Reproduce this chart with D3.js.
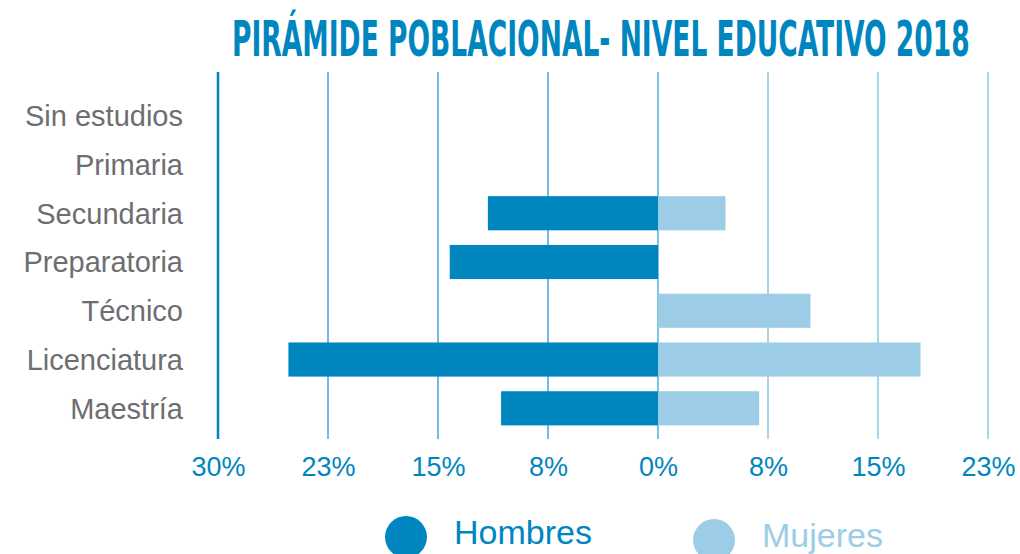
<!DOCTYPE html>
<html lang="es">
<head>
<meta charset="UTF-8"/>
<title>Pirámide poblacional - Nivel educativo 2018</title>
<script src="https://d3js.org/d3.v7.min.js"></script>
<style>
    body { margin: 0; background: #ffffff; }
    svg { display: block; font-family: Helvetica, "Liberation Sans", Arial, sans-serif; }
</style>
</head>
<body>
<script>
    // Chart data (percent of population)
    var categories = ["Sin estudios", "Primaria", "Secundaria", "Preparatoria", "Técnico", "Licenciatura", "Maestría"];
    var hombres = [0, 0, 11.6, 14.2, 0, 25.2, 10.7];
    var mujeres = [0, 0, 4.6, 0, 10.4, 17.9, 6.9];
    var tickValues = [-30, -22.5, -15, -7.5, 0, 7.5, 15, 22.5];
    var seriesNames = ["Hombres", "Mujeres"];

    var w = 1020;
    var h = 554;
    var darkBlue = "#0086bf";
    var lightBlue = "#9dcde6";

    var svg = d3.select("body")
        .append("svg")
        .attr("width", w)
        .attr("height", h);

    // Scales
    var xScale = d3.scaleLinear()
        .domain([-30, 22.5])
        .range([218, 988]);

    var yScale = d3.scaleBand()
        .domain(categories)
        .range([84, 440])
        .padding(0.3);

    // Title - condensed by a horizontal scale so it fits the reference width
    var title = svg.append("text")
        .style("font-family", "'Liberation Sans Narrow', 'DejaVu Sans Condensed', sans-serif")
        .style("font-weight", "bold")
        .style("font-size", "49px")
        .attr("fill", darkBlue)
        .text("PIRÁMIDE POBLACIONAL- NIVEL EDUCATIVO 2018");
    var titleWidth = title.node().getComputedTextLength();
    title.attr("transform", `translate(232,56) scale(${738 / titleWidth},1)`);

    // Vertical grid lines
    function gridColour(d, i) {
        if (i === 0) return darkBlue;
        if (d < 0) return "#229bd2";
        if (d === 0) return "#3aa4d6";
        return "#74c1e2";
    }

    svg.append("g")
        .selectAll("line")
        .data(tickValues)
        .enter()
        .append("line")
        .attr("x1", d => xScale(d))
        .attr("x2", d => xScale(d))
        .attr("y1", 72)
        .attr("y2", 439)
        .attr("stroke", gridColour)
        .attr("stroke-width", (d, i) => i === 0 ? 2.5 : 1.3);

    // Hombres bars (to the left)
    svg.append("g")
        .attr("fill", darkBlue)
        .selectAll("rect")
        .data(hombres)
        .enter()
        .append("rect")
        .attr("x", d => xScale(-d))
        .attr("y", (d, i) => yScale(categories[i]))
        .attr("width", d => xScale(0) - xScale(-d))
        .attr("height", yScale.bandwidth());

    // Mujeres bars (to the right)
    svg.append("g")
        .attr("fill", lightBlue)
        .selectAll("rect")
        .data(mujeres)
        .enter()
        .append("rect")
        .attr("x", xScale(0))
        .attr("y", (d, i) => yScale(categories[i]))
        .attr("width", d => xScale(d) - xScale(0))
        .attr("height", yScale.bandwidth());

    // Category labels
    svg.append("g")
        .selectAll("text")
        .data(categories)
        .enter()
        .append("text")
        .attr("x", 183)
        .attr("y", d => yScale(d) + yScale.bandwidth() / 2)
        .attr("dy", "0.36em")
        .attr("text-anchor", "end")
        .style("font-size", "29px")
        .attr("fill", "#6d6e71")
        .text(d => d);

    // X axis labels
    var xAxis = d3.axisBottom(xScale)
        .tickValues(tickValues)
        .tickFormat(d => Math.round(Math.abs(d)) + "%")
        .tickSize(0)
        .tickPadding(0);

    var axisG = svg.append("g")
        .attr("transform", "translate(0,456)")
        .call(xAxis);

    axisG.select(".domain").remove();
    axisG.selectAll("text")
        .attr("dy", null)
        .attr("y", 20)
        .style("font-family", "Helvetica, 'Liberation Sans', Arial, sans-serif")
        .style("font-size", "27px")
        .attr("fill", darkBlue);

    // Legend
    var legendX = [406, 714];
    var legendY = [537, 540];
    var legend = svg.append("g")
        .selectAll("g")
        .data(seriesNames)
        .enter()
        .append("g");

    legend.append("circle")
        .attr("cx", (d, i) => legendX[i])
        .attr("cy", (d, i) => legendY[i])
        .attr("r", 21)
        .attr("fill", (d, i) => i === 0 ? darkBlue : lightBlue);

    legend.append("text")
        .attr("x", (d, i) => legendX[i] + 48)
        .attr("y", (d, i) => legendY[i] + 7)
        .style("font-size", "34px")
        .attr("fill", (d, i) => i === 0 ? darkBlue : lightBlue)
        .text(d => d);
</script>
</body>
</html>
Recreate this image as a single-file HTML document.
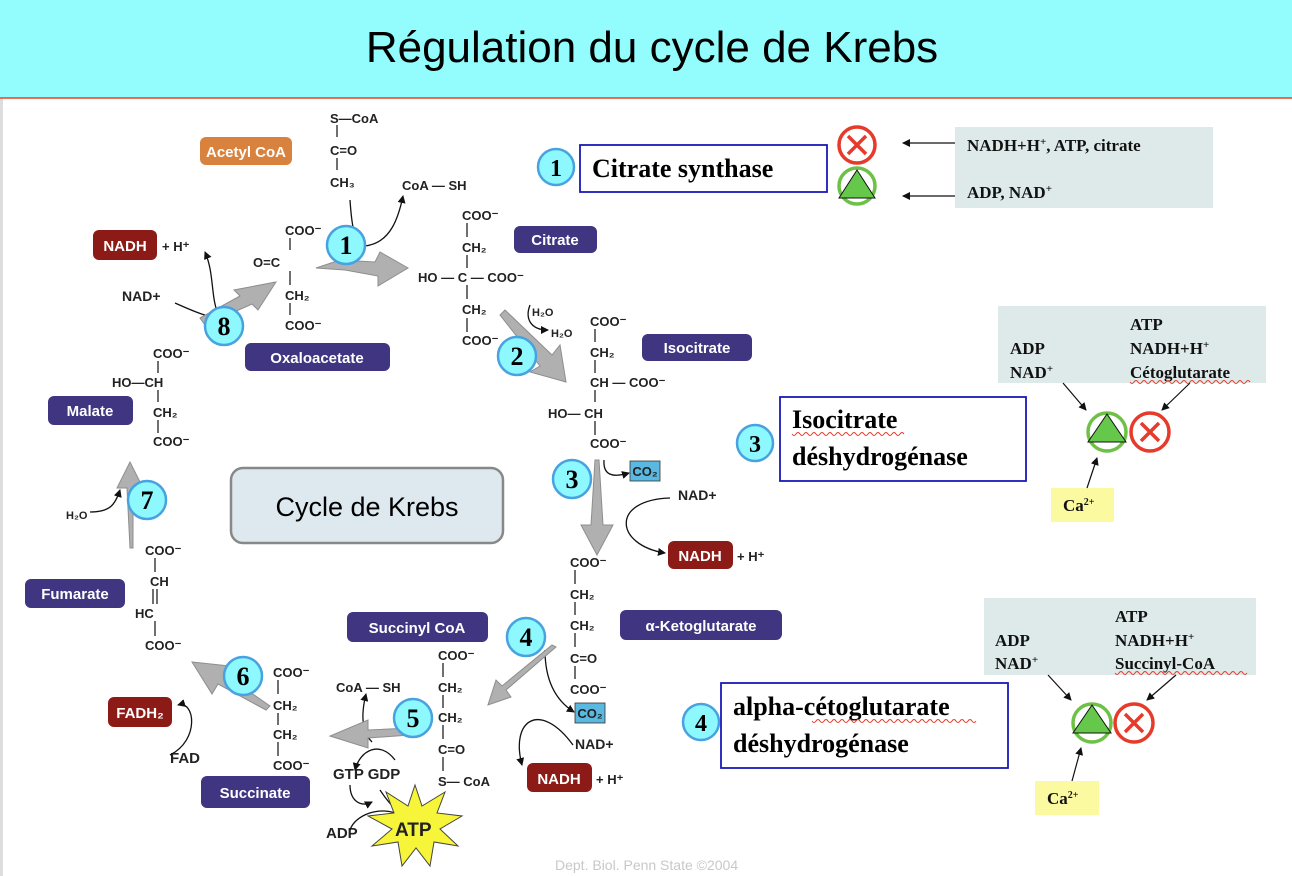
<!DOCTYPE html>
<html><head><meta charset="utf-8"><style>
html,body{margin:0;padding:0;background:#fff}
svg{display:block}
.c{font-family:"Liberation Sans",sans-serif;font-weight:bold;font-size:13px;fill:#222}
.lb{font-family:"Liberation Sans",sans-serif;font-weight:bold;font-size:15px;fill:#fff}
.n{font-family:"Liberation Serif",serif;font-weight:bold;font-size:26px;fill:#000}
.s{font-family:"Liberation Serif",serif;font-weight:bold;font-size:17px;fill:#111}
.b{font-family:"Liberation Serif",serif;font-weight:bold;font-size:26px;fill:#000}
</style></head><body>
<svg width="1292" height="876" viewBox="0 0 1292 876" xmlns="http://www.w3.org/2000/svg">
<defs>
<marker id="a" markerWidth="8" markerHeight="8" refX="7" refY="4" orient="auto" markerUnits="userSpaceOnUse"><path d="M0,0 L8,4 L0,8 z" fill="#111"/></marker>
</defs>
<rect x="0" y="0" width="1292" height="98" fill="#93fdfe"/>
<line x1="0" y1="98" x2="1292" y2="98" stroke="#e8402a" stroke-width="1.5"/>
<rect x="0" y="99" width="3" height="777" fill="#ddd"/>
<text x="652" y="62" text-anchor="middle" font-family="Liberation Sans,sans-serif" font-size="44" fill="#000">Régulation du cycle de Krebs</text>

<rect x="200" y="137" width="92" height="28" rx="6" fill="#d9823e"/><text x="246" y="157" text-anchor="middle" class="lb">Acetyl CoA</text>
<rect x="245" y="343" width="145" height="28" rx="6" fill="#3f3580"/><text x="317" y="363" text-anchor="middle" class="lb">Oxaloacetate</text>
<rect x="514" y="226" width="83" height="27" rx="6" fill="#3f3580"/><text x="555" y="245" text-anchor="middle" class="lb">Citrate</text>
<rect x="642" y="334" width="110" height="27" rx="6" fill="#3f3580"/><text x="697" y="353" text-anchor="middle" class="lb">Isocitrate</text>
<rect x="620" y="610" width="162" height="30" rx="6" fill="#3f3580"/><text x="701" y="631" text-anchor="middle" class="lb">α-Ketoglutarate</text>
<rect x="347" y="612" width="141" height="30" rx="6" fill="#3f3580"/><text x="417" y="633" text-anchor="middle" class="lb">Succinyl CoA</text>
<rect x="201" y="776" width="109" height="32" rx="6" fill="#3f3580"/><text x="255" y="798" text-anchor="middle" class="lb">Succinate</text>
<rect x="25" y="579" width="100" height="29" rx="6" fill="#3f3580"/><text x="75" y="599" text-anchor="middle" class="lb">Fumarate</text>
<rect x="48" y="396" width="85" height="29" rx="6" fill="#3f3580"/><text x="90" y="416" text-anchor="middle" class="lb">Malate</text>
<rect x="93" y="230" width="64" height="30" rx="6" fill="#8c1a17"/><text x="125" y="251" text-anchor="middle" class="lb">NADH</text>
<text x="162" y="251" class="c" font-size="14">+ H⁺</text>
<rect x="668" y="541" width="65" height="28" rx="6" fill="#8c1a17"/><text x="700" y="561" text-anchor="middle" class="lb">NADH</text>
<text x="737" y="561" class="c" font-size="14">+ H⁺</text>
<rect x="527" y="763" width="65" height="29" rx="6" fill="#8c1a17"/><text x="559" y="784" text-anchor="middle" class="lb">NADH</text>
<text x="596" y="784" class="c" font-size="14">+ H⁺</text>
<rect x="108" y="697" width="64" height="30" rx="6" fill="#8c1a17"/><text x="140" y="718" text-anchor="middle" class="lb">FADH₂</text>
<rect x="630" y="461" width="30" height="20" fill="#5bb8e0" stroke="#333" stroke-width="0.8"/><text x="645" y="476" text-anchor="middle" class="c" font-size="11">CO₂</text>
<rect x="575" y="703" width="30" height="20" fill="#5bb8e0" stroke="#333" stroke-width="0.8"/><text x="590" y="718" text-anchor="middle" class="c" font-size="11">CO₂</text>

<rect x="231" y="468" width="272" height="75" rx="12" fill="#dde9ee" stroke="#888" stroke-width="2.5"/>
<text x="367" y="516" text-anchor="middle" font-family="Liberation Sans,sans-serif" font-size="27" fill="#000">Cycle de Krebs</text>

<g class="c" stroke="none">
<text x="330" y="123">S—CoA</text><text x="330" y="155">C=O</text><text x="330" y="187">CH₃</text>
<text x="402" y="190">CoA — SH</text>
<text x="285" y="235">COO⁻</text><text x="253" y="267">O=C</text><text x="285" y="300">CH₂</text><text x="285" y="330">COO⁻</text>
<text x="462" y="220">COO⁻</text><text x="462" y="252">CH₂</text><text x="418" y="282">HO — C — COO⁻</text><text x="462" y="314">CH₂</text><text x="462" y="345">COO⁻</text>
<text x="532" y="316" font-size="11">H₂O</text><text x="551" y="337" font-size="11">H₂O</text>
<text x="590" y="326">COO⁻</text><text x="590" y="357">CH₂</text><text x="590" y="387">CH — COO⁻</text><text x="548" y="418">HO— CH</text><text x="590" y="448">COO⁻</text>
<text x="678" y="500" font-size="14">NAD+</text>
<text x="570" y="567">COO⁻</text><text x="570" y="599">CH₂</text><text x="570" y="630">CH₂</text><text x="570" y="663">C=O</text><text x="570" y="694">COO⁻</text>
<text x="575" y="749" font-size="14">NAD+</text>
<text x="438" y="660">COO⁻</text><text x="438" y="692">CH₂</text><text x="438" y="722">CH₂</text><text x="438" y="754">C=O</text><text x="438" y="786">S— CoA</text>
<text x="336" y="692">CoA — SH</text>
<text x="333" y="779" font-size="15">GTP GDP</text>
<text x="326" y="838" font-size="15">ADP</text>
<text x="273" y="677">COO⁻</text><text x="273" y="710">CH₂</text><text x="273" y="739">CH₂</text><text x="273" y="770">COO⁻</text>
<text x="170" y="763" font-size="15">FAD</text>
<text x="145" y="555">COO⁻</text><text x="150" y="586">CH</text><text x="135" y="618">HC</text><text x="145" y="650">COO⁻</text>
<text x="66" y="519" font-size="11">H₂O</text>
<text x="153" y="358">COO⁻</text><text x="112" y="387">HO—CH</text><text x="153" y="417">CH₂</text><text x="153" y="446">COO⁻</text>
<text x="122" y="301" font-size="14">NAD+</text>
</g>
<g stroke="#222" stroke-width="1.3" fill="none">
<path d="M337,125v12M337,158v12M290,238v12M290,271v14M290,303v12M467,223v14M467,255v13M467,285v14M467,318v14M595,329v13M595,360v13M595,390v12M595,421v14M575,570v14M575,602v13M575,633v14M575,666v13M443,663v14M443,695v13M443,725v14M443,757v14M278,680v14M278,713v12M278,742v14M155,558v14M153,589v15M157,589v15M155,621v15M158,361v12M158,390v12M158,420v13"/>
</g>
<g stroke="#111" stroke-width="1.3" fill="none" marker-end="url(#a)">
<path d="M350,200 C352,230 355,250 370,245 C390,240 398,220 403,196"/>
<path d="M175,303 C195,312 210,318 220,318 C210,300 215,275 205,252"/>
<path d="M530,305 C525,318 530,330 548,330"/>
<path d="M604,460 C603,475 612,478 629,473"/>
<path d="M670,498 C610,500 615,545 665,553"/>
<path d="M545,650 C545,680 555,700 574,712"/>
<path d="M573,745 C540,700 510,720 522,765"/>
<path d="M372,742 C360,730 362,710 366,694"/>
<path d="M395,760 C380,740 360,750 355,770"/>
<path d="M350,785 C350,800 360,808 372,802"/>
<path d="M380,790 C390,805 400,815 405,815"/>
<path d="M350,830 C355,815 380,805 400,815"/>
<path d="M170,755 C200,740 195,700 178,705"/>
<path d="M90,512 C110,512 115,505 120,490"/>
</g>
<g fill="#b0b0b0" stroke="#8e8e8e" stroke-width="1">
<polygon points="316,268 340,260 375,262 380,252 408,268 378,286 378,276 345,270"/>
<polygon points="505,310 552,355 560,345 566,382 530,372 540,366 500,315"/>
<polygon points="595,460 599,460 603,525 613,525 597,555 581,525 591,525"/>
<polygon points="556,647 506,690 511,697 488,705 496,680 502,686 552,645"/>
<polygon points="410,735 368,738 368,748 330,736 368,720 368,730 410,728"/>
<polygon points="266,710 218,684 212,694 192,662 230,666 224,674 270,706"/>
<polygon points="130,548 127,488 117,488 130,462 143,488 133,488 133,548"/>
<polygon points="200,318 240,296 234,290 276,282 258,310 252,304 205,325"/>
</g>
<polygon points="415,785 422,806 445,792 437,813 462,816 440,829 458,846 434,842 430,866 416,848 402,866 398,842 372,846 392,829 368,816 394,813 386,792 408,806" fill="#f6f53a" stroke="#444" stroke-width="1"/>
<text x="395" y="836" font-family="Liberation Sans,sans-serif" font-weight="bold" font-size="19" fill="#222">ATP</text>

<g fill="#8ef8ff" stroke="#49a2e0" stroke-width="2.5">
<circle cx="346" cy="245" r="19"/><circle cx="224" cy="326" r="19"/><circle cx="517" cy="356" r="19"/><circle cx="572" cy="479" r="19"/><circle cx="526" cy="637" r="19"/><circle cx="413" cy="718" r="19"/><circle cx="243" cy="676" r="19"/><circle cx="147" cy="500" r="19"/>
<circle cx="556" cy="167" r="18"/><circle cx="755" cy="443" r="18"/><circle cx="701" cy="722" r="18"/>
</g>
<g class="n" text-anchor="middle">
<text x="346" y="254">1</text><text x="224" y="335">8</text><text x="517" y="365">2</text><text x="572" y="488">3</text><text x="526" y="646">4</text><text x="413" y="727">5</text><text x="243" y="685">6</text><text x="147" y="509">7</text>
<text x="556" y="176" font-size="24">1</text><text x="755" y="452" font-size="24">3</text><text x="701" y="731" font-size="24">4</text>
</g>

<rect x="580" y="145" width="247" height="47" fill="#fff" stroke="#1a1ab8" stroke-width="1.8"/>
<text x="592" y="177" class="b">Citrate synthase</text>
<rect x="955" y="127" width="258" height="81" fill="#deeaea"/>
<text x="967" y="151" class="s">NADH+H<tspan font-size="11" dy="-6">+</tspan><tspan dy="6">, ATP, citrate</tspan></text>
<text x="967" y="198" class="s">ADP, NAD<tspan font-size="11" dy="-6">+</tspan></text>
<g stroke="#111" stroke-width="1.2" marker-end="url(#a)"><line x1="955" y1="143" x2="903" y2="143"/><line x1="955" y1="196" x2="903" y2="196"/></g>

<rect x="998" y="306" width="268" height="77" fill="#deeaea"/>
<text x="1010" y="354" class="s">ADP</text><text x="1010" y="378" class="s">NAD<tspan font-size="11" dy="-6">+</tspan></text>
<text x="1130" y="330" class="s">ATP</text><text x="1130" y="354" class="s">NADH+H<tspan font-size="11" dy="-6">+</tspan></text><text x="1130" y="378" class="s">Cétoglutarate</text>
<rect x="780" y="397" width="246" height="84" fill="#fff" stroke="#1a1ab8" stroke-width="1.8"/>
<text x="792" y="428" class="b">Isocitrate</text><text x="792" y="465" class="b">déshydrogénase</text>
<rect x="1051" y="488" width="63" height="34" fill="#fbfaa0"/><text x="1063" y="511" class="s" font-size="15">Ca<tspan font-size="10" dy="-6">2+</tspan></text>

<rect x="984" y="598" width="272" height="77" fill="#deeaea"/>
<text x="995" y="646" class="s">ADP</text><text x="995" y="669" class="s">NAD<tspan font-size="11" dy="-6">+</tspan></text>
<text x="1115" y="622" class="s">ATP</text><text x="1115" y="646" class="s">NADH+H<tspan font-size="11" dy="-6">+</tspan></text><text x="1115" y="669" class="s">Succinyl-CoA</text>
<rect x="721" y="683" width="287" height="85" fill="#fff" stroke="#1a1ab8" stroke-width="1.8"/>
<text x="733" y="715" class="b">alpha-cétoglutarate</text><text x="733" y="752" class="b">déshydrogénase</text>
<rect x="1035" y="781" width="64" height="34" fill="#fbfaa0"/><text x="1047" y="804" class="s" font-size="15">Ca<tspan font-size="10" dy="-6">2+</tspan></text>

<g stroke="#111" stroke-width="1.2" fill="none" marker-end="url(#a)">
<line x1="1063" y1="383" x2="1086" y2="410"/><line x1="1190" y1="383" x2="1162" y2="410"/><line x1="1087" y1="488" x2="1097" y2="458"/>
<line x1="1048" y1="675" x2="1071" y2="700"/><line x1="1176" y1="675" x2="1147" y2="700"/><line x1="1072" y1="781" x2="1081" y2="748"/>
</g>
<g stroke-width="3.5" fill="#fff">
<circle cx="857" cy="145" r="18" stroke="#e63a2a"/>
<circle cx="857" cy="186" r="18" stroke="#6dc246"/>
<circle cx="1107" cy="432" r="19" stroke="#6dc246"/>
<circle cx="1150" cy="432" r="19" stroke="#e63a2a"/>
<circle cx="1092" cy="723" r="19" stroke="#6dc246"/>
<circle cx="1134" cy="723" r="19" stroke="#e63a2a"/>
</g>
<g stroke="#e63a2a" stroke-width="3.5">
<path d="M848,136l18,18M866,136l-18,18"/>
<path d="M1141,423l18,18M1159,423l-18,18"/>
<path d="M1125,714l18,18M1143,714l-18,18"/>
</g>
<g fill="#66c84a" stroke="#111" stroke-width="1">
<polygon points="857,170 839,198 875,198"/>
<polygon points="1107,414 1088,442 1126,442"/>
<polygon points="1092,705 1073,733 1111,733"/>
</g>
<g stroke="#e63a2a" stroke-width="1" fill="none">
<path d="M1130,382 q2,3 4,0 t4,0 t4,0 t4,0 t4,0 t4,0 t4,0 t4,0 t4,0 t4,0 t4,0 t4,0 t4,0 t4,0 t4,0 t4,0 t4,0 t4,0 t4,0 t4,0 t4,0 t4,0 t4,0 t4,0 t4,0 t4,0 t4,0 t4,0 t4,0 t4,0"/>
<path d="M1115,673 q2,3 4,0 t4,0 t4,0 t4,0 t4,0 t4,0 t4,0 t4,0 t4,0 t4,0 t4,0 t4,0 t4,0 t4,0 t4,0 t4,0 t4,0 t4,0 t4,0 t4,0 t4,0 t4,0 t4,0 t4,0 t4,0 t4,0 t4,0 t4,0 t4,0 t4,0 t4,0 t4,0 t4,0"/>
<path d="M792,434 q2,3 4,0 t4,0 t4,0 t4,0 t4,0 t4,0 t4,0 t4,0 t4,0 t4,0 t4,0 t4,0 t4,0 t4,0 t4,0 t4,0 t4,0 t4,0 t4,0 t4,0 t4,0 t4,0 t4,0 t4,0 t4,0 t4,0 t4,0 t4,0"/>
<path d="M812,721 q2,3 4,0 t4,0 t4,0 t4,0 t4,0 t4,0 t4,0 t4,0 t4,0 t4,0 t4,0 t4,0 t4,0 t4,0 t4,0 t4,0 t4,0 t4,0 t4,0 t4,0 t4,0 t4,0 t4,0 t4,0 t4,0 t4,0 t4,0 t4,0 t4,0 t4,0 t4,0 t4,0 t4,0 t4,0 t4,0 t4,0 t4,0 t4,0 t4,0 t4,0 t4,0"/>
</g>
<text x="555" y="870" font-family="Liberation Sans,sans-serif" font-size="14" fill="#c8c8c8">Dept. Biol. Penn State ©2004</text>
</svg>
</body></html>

☆ ☆ ☆ ☆ ☆

* **Exercise objective**
Without the pictures, write out exactly the lines from the one that has "Recreate this image" down to the one that has "du cycle de Krebs</text>", both included.

* **Output for this task**
Recreate this image as a single-file HTML document.
<!DOCTYPE html>
<html><head><meta charset="utf-8"><style>
html,body{margin:0;padding:0;background:#fff}
svg{display:block}
.c{font-family:"Liberation Sans",sans-serif;font-weight:bold;font-size:13px;fill:#222}
.lb{font-family:"Liberation Sans",sans-serif;font-weight:bold;font-size:15px;fill:#fff}
.n{font-family:"Liberation Serif",serif;font-weight:bold;font-size:26px;fill:#000}
.s{font-family:"Liberation Serif",serif;font-weight:bold;font-size:17px;fill:#111}
.b{font-family:"Liberation Serif",serif;font-weight:bold;font-size:26px;fill:#000}
</style></head><body>
<svg width="1292" height="876" viewBox="0 0 1292 876" xmlns="http://www.w3.org/2000/svg">
<defs>
<marker id="a" markerWidth="8" markerHeight="8" refX="7" refY="4" orient="auto" markerUnits="userSpaceOnUse"><path d="M0,0 L8,4 L0,8 z" fill="#111"/></marker>
</defs>
<rect x="0" y="0" width="1292" height="98" fill="#93fdfe"/>
<line x1="0" y1="98" x2="1292" y2="98" stroke="#e8402a" stroke-width="1.5"/>
<rect x="0" y="99" width="3" height="777" fill="#ddd"/>
<text x="652" y="62" text-anchor="middle" font-family="Liberation Sans,sans-serif" font-size="44" fill="#000">Régulation du cycle de Krebs</text>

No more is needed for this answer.